In 1999, Schafer served as the co-lead on agriculture for the National Governors Association, and in 2000 led an agricultural trade mission from North Dakota to China to help open new markets for his state’s farm products.

Schafer, who holds a bachelor’s degree in business administration from the University of North Dakota and a master of business administration from the University of Denver, most recently was CEO of Extend America, a start-up wireless communications firm.

He also was president of the Gold Seal Co., a household products company founded by his father, and he founded Fish ‘N Dakota, a fish farming business near Beulah, N.D.

One of Schafer’s first tasks as the secretary of agriculture will be to help get a farm bill through a House-Senate conference committee that’s trying to work out differences in competing bills.

Showing support

The National Pork Producers Council has expressed strong support for the new secretary of agriculture.

“America’s pork producers will strongly support Secretary Schafer as he tackles issues of importance to the U.S. hog industry, including trade agreements, animal identification and the farm bill,” said Jill Appell, National Pork Producers Council president.

R-CALF USA members were also enthusiastic about the new secretary of agriculture.

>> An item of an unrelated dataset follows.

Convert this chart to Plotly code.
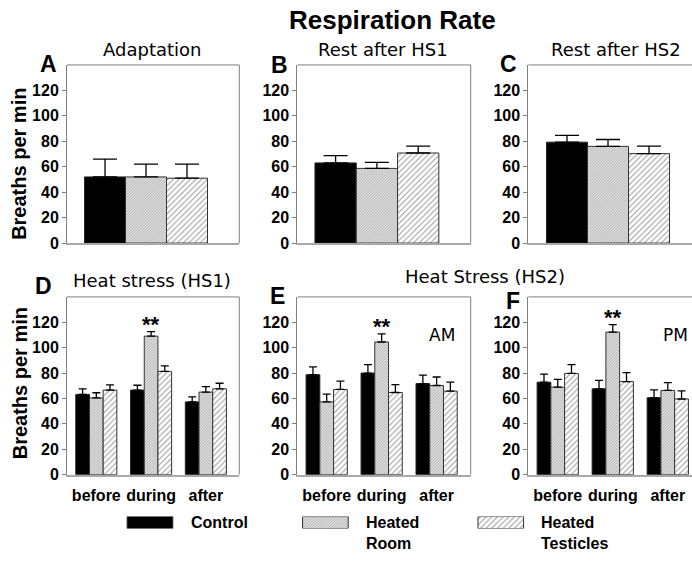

“We’re hoping he’ll help independent cattle producers help their communities by making the necessary reforms in the farm bill that would restore competition and transparency to the marketplace,” said Max Thornsberry, President/Region VI director.

Tom Buis, National Farmers Union president, said Schafer worked closely with North Dakota Farmers Union during his tenure as governor.

“His time as governor of North Dakota, a state with a large agriculture economy, has given him an understanding of the challenges and opportunities facing family farmers, ranchers and consumers in the countryside,” Buis said.

President Bush announced Schafer’s nomination Oct. 31. He is replacing former secretary of agriculture Mike Johanns, who resigned Sept. 20 to run for a seat in the U.S. Senate.